**Exercise description**
Begin with the line that contains "Generate a Python" and end with the line that contains "steps = list(range(1, 151))": copy that span of lines exactly, and nothing outside it.

**Data excerpts**
* begin *
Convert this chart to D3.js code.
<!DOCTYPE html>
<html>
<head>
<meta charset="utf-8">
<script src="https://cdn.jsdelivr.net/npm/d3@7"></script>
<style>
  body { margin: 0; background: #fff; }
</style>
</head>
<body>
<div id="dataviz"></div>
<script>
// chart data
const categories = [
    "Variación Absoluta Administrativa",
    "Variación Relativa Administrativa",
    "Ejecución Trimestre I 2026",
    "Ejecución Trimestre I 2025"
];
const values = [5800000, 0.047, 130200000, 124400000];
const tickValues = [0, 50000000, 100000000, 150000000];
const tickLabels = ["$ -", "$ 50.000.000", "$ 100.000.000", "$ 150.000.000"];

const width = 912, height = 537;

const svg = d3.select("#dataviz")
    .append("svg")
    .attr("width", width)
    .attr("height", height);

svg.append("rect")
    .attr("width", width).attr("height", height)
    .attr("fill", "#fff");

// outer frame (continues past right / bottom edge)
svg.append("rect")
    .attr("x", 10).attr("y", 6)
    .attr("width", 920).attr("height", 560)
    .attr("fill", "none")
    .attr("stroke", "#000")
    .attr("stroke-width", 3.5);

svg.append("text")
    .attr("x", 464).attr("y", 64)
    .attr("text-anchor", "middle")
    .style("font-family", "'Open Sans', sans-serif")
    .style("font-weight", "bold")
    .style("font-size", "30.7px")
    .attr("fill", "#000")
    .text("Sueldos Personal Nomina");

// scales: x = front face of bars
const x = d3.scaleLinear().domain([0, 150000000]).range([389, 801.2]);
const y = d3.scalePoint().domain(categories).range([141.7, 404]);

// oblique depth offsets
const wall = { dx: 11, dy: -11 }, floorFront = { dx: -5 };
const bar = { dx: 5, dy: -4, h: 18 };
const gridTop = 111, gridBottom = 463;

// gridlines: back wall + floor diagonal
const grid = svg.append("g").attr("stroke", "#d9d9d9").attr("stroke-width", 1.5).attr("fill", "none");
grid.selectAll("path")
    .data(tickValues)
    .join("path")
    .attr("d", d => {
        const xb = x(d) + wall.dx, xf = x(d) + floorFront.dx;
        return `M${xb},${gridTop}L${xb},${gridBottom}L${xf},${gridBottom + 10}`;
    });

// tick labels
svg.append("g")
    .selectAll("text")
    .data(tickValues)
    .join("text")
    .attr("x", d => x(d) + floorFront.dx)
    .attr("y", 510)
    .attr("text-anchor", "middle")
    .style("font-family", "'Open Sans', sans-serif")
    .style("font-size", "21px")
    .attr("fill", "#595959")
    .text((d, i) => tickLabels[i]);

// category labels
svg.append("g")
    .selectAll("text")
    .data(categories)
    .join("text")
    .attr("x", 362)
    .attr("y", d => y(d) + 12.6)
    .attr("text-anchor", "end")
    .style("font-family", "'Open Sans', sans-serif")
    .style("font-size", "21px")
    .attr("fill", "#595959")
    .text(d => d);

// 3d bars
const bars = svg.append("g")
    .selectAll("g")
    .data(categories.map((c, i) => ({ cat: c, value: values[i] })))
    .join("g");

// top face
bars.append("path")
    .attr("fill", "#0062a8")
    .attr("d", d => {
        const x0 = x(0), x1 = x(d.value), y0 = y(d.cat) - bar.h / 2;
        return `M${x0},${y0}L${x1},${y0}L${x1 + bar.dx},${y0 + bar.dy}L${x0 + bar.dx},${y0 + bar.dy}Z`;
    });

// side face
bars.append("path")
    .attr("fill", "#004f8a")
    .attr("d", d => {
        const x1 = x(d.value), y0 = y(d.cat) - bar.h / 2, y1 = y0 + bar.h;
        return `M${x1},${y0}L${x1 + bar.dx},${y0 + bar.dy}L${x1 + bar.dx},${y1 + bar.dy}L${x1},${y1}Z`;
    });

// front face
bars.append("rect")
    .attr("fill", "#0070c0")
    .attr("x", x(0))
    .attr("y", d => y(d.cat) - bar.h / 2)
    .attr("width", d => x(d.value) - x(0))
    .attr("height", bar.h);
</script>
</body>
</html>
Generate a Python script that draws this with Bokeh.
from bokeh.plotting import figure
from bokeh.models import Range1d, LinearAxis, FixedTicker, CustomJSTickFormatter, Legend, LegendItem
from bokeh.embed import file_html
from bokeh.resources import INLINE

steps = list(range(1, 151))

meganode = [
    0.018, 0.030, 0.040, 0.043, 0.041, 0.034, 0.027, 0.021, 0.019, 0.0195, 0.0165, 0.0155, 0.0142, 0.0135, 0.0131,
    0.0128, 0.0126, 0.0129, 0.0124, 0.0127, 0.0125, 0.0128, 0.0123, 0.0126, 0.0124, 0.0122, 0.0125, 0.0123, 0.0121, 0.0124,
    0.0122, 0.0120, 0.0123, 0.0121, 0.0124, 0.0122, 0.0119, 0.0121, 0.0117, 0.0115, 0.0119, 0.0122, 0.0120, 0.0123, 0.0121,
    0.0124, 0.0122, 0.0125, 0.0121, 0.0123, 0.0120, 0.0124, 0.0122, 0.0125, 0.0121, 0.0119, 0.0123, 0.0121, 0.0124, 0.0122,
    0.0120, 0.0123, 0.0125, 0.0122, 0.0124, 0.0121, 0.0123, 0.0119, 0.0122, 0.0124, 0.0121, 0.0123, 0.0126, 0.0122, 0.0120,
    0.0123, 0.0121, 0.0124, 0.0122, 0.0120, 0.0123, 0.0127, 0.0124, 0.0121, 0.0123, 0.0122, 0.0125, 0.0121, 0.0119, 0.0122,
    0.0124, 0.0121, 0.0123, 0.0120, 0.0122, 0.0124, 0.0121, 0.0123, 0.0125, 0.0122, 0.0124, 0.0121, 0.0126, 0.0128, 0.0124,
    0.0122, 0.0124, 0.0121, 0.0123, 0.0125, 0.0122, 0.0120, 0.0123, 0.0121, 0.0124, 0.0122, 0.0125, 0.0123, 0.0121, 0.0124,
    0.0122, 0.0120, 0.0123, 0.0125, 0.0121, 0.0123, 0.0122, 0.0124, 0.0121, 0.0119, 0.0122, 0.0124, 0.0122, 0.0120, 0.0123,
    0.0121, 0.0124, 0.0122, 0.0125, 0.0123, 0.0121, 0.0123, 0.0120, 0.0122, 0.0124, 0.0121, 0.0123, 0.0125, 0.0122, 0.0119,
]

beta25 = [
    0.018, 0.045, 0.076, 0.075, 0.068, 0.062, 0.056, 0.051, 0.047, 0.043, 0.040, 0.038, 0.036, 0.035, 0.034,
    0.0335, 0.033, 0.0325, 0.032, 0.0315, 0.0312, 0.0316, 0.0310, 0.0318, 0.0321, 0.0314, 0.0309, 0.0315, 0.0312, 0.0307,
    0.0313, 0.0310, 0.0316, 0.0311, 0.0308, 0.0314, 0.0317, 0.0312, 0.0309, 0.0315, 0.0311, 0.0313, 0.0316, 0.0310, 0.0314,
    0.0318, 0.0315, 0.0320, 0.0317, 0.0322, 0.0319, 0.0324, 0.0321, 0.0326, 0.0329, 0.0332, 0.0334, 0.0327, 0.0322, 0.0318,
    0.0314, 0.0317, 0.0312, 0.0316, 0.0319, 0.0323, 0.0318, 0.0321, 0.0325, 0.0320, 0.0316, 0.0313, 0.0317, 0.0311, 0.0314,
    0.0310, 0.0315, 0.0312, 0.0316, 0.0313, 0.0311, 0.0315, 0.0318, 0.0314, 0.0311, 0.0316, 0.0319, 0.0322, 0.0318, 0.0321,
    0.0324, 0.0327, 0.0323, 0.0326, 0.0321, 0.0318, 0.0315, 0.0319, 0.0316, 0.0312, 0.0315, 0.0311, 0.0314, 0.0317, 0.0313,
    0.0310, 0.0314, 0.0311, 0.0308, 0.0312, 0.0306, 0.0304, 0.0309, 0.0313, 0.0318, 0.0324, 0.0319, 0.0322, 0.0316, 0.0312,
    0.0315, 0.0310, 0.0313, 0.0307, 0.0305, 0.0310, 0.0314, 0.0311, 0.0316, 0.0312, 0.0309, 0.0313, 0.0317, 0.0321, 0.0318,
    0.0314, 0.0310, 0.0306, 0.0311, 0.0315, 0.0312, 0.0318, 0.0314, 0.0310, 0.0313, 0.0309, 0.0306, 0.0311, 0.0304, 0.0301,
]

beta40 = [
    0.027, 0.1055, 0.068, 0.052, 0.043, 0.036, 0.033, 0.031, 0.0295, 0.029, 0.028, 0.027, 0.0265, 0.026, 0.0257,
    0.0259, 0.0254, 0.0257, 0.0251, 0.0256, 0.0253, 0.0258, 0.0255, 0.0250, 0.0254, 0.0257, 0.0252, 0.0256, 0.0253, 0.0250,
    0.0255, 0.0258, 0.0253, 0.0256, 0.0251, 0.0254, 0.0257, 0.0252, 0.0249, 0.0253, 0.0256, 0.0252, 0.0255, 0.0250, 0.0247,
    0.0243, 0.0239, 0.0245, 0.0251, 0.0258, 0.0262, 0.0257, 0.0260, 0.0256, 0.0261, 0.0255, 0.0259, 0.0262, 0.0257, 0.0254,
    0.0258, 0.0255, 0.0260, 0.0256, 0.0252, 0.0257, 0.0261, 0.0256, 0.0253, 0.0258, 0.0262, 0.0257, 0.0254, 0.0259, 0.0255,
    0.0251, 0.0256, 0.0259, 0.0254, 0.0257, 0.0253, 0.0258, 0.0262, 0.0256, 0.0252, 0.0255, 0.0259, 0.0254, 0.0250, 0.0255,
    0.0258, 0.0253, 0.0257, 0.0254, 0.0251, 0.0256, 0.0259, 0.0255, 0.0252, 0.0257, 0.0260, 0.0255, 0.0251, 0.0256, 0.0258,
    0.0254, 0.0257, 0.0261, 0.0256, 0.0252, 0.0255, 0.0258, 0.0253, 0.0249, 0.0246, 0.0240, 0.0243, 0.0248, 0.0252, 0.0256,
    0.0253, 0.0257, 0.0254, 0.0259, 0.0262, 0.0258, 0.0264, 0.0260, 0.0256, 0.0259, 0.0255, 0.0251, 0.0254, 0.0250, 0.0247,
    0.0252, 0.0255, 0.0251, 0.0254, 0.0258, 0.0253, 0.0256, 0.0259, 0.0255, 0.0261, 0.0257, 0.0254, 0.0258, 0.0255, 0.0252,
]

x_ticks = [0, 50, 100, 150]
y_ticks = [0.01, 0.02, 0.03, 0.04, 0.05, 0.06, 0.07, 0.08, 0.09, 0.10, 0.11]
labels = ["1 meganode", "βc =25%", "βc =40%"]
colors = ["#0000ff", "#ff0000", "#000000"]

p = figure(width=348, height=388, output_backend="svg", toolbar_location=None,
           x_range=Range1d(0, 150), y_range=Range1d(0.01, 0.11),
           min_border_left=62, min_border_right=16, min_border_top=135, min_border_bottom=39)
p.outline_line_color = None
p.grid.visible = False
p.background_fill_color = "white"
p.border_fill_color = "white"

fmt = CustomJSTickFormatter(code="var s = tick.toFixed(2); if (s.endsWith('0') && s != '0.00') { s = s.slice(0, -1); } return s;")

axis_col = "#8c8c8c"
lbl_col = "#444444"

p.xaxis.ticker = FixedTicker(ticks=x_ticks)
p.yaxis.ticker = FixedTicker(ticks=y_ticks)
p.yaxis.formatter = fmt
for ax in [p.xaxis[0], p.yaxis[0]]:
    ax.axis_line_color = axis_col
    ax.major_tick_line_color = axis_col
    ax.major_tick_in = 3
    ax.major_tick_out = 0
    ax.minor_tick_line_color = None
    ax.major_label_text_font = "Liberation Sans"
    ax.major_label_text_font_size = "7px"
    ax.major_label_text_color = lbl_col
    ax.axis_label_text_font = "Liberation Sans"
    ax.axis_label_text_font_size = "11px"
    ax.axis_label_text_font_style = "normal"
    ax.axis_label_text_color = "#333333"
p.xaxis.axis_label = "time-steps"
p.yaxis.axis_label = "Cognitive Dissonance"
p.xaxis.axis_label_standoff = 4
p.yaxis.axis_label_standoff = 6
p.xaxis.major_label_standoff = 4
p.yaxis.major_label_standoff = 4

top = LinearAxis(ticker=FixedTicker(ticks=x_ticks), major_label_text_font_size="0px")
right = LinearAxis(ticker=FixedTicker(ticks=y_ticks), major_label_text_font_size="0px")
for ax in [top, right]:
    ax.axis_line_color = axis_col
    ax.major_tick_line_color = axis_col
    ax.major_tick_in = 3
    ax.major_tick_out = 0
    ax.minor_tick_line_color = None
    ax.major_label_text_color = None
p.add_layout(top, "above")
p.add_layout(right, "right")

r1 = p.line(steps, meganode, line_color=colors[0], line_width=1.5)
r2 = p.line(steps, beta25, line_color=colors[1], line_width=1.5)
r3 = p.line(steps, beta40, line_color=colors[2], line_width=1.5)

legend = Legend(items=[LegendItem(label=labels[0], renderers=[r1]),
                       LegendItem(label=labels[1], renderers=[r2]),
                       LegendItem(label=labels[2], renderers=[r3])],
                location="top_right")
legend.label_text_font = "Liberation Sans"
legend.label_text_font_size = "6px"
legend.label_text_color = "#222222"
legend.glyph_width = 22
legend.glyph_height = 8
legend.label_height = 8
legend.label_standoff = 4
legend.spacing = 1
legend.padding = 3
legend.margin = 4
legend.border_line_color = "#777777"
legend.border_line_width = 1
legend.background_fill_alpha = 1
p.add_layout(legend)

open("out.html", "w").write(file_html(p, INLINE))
* end *
**Solution to this exercise**
Generate a Python script that draws this with Bokeh.
from bokeh.plotting import figure
from bokeh.models import Range1d, LinearAxis, FixedTicker, CustomJSTickFormatter, Legend, LegendItem
from bokeh.embed import file_html
from bokeh.resources import INLINE

steps = list(range(1, 151))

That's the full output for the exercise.